A 2022 HM Treasury review of the UK’s AML and counter-terrorist financing regulatory and supervisory regime found that there was scope for making technical changes to increase the effectiveness of the MLRs and ensure proportionality for regulated firms and customers.
Banks, accountants, lawyers, estate agents and casinos all have to conduct know-your-customer (KYC) checks on new and current customers as a means of detecting potential money laundering. Failures to do this properly have seen banks fined millions of pounds. And, on the flip side of this, many businesses have bemoaned their inability to open an account due to supposed AML-related concerns about their activities.
It should also be remembered that these measures are in place due largely to the fact that £12 billion in criminal proceeds is generated each year in the UK – and those in possession of that money will be on the lookout for ways to launder it. Any AML changes, therefore, could be of vital importance, for both those carrying out the checks and those being checked.
Changes
HM Treasury, however, has not proposed any major changes to the rules, which may be disheartening for some.

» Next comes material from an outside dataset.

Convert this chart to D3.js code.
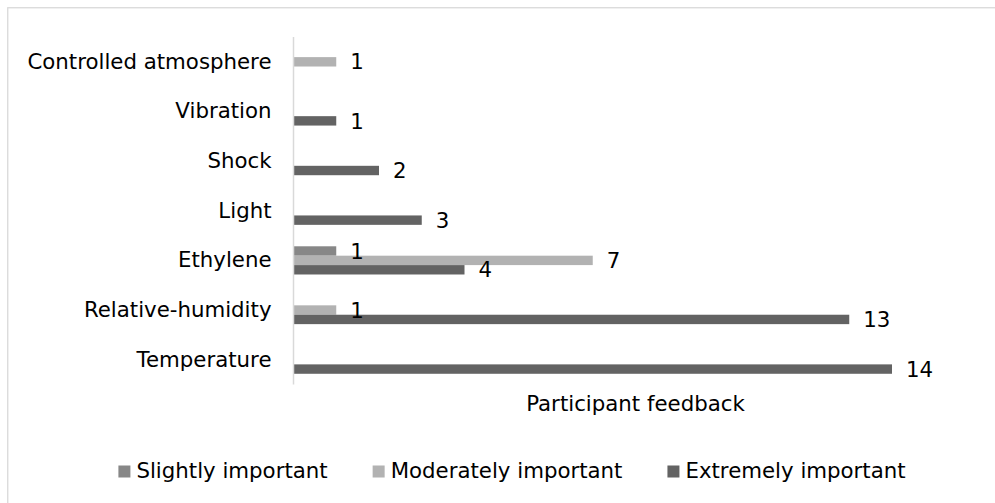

But it has said that it will consider adjustments.
There is an acknowledgement that more clarity on how to apply existing rules could help reduce the number of cases where banks feel compelled to err on the side of caution.
HM Treasury is also considering what guidance could be issued on digital verification of a customer’s identity as part of AML checks. It recognises that delays in identity checks can create problems, such as when customers of a failed bank face longer than expected delays in accessing their money while accounts are transferred to another lender. The issue of how agencies could share AML-related data to prevent crime is also up for discussion.